=== Task statement ===
Give again exactly the lines that run from the start of the records to the line holding "import plotly.graph_objects as go", both ends counted. Do not include the pictures.

=== Dataset excerpts ===
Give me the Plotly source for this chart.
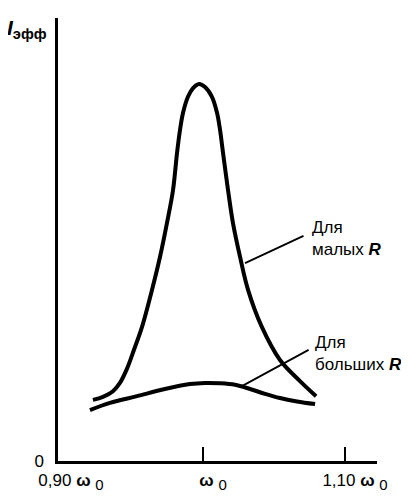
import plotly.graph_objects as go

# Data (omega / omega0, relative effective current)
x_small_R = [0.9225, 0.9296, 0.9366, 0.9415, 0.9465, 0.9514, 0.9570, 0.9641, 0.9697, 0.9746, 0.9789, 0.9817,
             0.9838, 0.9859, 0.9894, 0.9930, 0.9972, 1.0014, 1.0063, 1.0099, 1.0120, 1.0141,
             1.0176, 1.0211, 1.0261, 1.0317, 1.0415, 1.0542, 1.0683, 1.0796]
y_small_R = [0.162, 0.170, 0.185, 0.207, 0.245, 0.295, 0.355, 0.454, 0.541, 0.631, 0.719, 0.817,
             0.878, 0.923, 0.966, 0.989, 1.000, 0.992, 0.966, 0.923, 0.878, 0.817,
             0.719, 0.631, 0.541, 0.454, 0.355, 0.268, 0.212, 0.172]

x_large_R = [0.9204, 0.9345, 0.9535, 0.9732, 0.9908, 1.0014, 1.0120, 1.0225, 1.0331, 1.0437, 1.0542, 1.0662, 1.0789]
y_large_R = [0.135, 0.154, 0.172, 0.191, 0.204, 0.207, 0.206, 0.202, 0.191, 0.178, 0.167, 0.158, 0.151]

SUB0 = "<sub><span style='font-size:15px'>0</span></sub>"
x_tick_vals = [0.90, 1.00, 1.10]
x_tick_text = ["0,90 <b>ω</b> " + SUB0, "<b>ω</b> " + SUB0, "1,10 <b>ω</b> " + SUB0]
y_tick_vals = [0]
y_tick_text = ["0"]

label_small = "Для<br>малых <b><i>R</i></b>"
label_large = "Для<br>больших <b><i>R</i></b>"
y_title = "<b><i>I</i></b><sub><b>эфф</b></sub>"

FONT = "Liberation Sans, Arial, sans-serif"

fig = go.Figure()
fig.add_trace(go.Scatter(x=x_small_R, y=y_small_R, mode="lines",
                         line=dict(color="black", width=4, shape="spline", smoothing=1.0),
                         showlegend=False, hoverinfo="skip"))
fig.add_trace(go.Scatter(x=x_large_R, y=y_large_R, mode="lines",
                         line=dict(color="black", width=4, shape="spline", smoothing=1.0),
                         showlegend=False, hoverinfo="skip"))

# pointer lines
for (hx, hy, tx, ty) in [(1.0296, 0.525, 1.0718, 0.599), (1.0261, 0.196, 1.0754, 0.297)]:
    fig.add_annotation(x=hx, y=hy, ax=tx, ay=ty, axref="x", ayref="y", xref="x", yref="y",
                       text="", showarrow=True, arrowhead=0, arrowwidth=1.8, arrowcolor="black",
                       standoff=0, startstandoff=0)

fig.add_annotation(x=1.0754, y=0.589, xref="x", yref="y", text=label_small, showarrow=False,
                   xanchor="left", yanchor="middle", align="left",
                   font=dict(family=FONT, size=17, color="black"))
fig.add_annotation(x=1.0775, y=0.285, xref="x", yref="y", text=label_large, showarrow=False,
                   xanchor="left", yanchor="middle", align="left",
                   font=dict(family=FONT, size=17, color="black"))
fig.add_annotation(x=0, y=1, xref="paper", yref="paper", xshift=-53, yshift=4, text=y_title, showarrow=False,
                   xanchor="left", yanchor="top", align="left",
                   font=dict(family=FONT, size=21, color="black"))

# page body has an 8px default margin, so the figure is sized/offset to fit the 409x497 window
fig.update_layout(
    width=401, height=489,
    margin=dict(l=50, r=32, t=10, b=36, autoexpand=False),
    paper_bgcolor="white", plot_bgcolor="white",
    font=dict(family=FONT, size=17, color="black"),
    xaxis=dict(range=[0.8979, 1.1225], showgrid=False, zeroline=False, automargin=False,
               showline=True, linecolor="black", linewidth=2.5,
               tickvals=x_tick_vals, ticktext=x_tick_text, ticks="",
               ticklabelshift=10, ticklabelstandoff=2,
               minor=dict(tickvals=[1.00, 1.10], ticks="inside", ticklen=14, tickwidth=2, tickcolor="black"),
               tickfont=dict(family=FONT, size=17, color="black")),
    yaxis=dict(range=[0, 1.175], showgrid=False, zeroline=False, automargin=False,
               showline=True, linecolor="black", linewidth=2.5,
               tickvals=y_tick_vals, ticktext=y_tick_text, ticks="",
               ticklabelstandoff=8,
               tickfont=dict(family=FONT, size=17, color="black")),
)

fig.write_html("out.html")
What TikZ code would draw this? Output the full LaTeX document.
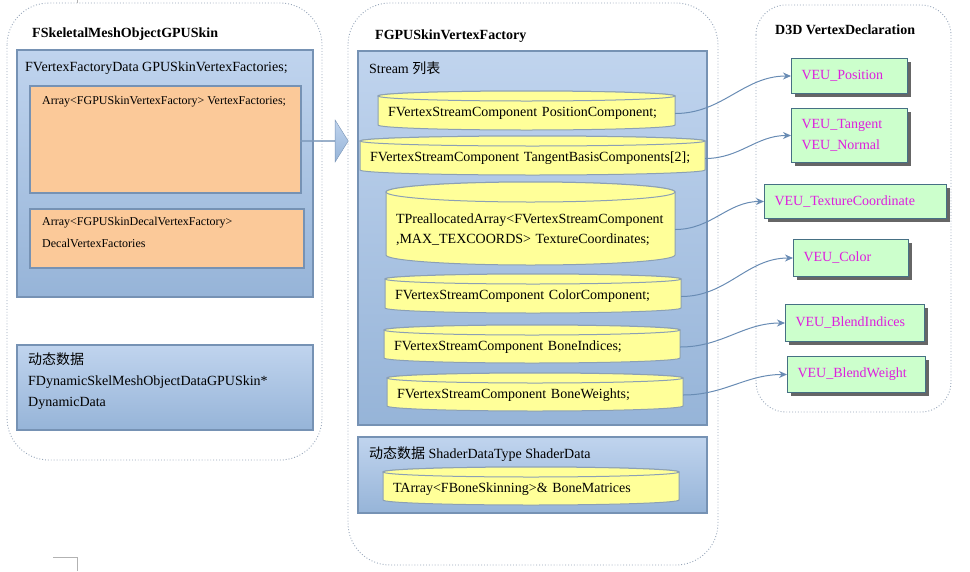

=== Problem solution ===
Give me the Plotly source for this chart.
import plotly.graph_objects as go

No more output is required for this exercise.